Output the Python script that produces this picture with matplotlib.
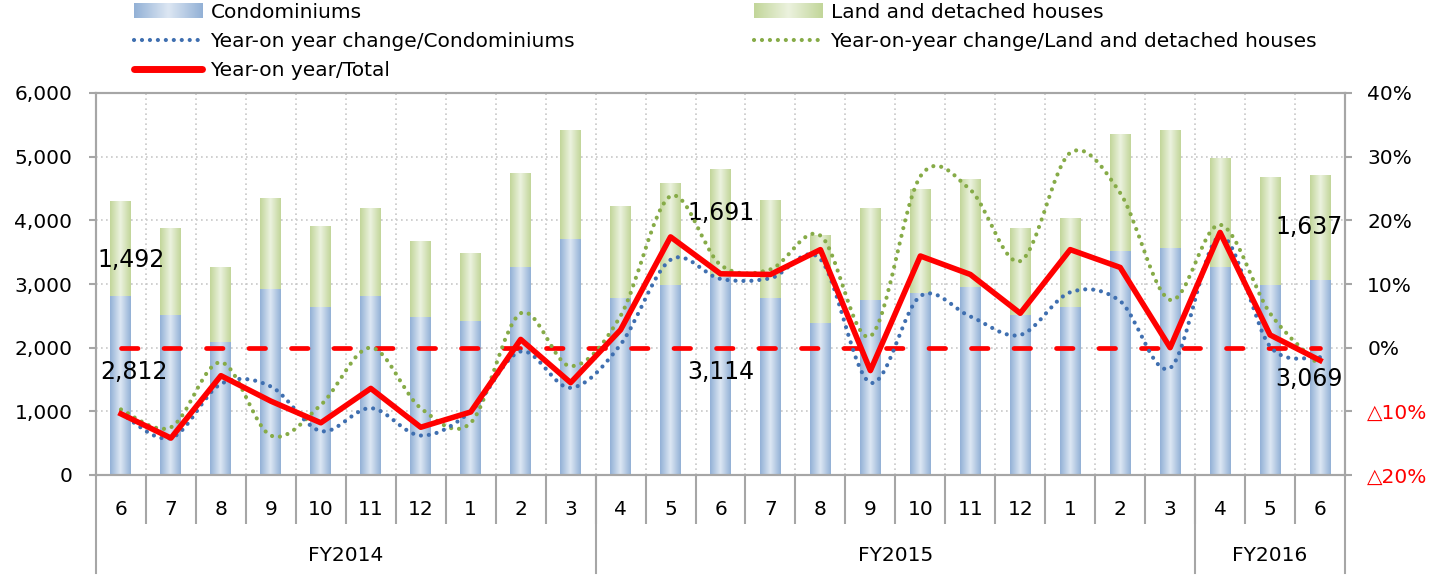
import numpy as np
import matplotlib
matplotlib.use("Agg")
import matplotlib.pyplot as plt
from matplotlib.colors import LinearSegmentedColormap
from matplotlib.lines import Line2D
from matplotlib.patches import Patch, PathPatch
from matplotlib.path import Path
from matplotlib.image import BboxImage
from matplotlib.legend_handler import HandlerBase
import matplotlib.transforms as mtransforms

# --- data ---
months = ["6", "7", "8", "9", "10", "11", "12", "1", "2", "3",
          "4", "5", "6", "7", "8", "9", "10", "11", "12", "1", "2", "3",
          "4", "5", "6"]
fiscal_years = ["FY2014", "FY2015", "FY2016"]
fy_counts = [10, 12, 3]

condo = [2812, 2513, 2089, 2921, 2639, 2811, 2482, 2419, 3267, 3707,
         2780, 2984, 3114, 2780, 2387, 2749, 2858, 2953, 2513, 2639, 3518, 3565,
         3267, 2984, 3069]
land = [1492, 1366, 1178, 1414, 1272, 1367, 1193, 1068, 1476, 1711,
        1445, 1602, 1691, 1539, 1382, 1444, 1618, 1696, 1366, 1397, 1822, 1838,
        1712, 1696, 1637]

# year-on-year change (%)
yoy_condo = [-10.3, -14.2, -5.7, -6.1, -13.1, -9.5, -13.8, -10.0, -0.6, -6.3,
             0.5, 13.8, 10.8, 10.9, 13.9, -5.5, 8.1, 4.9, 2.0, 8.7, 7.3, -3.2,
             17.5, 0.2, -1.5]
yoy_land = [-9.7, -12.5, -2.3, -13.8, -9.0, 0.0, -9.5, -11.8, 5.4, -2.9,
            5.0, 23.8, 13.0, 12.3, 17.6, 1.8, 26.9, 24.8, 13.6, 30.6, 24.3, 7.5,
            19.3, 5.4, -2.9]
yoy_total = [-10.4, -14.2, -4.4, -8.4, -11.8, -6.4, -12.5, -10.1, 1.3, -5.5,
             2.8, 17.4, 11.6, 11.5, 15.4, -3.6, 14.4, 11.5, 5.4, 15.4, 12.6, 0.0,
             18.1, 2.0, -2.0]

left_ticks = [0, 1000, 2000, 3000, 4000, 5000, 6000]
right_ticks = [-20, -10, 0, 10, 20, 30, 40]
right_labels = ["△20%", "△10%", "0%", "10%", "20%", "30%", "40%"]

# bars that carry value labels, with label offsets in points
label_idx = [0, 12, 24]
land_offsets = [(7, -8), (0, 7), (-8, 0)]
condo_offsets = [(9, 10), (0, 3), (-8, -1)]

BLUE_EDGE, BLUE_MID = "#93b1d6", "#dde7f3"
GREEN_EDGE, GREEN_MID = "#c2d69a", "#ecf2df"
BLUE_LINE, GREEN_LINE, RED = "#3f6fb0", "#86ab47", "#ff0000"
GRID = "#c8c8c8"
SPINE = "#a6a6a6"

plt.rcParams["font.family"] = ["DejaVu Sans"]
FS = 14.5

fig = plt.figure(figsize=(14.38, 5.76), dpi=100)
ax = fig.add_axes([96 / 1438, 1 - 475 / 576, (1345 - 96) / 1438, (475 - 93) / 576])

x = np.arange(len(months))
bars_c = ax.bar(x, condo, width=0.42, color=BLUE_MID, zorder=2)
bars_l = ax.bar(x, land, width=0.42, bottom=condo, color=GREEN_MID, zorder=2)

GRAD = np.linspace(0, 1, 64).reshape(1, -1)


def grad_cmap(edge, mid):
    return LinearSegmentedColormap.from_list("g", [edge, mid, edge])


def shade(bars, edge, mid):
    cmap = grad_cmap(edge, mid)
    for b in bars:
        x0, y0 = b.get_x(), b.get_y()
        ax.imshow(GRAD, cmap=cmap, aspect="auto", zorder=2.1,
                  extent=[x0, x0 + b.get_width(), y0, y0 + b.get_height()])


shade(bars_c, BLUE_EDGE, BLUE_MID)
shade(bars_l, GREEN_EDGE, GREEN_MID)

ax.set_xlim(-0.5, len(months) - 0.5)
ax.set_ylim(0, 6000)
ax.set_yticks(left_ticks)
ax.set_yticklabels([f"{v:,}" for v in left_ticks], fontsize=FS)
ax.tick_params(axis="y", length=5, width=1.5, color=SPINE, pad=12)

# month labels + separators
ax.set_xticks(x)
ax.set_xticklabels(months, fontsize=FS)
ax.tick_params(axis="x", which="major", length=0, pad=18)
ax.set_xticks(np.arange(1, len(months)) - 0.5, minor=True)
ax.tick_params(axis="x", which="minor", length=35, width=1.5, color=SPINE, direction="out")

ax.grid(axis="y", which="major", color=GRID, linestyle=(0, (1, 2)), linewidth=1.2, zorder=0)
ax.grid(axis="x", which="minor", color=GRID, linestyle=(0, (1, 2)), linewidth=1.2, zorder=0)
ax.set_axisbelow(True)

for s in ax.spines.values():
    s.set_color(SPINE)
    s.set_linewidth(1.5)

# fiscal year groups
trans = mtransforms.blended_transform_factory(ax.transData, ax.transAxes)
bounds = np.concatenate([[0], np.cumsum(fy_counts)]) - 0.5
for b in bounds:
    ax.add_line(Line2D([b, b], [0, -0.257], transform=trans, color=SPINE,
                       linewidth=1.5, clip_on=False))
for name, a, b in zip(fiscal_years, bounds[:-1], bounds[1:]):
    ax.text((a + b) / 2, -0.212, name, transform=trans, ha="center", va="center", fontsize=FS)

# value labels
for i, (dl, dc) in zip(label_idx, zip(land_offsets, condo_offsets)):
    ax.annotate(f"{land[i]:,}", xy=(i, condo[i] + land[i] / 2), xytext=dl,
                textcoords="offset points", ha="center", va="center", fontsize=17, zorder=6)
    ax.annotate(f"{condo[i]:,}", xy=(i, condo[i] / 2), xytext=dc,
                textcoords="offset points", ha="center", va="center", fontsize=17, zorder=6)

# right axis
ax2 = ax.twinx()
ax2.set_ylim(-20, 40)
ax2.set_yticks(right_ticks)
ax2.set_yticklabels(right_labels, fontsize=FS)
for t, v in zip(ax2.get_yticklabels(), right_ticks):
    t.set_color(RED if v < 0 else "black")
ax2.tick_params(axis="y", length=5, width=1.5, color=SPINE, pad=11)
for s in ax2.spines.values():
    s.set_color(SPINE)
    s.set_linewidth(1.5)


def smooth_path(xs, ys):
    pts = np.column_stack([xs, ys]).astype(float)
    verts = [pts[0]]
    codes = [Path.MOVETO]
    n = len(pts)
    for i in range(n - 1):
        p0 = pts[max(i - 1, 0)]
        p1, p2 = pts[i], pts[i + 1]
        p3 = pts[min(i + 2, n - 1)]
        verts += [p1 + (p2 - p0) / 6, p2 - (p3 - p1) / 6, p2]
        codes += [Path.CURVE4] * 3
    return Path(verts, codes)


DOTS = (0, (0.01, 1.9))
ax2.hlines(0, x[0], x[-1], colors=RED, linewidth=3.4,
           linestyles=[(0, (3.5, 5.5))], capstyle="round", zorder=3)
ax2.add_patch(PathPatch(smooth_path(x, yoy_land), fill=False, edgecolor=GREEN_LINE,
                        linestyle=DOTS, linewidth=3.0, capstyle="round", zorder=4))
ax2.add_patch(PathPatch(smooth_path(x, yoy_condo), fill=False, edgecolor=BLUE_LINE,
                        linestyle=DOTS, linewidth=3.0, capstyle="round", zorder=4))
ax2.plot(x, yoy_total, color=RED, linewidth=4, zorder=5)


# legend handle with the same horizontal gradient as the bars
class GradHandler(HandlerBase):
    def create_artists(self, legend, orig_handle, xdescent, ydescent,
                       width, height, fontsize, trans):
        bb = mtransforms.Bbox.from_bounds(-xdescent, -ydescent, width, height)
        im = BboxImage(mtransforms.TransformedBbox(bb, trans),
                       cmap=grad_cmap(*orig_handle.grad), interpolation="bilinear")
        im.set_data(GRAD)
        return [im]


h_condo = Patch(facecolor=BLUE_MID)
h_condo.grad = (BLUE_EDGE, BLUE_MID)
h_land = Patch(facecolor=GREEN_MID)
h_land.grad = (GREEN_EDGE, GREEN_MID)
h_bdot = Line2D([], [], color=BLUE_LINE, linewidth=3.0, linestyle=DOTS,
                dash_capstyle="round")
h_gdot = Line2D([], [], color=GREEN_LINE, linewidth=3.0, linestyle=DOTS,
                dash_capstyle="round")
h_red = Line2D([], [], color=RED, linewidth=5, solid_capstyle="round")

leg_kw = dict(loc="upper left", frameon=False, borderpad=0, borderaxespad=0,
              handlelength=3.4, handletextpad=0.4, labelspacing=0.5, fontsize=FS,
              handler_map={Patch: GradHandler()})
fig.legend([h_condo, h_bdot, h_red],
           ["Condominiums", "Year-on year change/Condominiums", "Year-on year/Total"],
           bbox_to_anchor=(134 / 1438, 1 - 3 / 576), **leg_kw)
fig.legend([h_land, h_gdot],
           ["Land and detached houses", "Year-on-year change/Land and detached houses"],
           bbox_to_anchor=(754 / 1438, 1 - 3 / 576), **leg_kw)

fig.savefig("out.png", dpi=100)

────────────────

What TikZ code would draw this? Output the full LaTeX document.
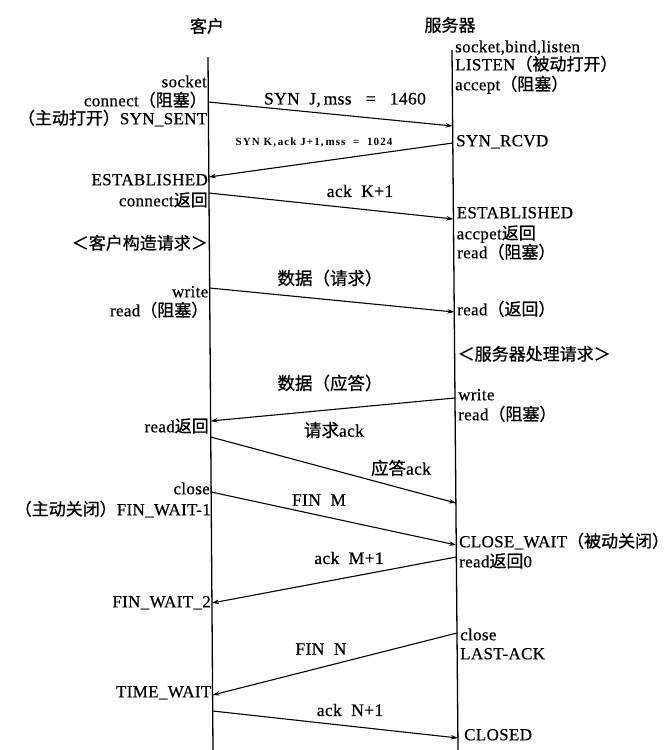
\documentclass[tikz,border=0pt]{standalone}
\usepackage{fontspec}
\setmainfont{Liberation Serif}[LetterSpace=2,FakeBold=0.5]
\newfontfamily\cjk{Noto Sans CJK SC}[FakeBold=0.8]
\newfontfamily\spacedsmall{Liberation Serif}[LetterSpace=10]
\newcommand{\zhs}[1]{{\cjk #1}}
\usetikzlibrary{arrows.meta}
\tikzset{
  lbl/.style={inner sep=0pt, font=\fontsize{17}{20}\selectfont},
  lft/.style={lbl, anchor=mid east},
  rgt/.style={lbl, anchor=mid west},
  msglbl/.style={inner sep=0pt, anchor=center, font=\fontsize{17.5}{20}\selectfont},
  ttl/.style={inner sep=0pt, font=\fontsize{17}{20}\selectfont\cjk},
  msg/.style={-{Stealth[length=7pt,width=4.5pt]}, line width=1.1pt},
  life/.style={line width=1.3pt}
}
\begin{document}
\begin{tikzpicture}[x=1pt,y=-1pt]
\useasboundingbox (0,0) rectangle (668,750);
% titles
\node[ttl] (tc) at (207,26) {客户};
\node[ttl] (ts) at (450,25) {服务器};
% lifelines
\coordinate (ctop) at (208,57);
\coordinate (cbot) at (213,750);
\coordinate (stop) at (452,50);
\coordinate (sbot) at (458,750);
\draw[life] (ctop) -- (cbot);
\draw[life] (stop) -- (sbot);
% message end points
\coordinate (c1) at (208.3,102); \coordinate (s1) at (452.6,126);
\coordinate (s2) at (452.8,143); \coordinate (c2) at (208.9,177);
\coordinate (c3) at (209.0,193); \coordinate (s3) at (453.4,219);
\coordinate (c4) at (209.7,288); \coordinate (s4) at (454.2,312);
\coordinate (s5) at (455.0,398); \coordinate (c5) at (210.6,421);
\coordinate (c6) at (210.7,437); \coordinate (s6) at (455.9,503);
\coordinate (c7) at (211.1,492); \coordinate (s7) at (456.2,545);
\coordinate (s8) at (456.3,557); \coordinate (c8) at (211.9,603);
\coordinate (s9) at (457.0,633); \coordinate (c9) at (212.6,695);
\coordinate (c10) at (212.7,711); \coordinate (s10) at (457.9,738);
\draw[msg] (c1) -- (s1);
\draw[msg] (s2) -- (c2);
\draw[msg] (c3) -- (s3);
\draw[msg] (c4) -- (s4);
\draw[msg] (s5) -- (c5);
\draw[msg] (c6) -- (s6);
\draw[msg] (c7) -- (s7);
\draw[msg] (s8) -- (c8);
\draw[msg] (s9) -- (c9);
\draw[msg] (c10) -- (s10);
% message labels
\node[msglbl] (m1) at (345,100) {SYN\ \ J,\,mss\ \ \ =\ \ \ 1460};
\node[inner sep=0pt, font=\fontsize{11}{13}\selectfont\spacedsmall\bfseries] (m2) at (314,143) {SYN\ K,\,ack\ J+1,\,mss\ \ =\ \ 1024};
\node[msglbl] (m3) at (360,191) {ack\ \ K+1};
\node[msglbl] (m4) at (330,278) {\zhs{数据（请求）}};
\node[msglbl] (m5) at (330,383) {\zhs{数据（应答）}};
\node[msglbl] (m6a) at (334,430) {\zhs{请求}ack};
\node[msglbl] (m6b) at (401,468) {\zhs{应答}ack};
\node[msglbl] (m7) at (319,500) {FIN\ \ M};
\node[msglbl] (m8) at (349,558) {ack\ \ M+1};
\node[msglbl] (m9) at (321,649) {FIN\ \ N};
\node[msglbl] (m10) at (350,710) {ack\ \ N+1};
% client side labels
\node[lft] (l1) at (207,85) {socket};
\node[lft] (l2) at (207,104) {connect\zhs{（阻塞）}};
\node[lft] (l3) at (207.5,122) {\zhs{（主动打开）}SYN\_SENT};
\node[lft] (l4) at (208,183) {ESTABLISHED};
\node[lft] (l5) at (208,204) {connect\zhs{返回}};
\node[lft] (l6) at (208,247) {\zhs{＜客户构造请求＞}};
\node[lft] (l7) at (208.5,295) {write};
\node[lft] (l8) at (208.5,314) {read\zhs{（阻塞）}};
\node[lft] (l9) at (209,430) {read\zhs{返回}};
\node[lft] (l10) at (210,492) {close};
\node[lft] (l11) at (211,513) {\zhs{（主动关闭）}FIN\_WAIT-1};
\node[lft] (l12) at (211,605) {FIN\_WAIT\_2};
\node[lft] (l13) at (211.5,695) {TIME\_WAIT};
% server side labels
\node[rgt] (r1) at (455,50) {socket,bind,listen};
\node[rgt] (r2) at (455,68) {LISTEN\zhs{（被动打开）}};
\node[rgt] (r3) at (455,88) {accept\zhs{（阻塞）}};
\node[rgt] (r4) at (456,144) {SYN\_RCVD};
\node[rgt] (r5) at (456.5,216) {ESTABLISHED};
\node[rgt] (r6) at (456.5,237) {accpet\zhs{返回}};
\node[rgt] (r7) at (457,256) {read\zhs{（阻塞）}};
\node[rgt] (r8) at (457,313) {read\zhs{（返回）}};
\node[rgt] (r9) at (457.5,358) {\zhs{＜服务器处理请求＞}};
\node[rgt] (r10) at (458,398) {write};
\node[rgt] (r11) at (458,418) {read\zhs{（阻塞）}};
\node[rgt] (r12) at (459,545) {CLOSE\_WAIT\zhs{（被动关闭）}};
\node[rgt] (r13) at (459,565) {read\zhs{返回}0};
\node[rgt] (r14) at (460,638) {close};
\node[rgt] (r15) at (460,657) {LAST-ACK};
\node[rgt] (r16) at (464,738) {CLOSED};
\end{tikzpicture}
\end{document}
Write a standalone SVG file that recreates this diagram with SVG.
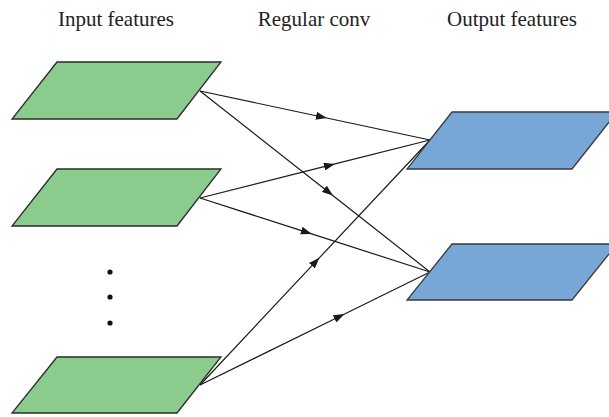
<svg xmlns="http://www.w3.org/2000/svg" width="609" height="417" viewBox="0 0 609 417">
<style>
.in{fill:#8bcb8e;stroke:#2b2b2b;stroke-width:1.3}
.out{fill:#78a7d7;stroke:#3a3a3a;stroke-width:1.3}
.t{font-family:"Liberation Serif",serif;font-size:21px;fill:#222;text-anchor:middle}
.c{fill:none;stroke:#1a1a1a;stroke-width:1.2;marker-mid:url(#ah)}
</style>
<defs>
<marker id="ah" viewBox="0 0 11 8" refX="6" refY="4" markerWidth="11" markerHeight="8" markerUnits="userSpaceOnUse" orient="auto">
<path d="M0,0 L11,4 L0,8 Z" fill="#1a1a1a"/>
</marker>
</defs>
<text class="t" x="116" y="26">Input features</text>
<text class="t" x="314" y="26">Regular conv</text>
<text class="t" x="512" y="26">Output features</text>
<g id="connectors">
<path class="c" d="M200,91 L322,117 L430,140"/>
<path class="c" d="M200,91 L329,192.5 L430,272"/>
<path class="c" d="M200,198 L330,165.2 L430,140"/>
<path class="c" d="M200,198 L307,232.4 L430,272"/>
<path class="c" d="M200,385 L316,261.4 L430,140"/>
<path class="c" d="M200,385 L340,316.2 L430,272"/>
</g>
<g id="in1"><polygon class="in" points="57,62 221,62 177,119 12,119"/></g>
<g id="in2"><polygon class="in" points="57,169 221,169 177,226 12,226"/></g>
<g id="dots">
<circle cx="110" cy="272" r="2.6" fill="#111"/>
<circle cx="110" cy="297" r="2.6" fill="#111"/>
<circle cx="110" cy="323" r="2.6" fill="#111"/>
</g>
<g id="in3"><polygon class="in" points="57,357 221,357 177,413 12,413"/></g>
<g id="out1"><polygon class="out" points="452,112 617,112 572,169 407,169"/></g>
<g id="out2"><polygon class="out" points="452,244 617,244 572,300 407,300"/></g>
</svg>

────────────────

Only the lines from the one bearing "Output the Python" to the one bearing "1712, 1696, 1637]", both included, should be restated word for word, with pictures left out.

- **Result of this task**
Output the Python script that produces this picture with matplotlib.
import numpy as np
import matplotlib
matplotlib.use("Agg")
import matplotlib.pyplot as plt
from matplotlib.colors import LinearSegmentedColormap
from matplotlib.lines import Line2D
from matplotlib.patches import Patch, PathPatch
from matplotlib.path import Path
from matplotlib.image import BboxImage
from matplotlib.legend_handler import HandlerBase
import matplotlib.transforms as mtransforms

# --- data ---
months = ["6", "7", "8", "9", "10", "11", "12", "1", "2", "3",
          "4", "5", "6", "7", "8", "9", "10", "11", "12", "1", "2", "3",
          "4", "5", "6"]
fiscal_years = ["FY2014", "FY2015", "FY2016"]
fy_counts = [10, 12, 3]

condo = [2812, 2513, 2089, 2921, 2639, 2811, 2482, 2419, 3267, 3707,
         2780, 2984, 3114, 2780, 2387, 2749, 2858, 2953, 2513, 2639, 3518, 3565,
         3267, 2984, 3069]
land = [1492, 1366, 1178, 1414, 1272, 1367, 1193, 1068, 1476, 1711,
        1445, 1602, 1691, 1539, 1382, 1444, 1618, 1696, 1366, 1397, 1822, 1838,
        1712, 1696, 1637]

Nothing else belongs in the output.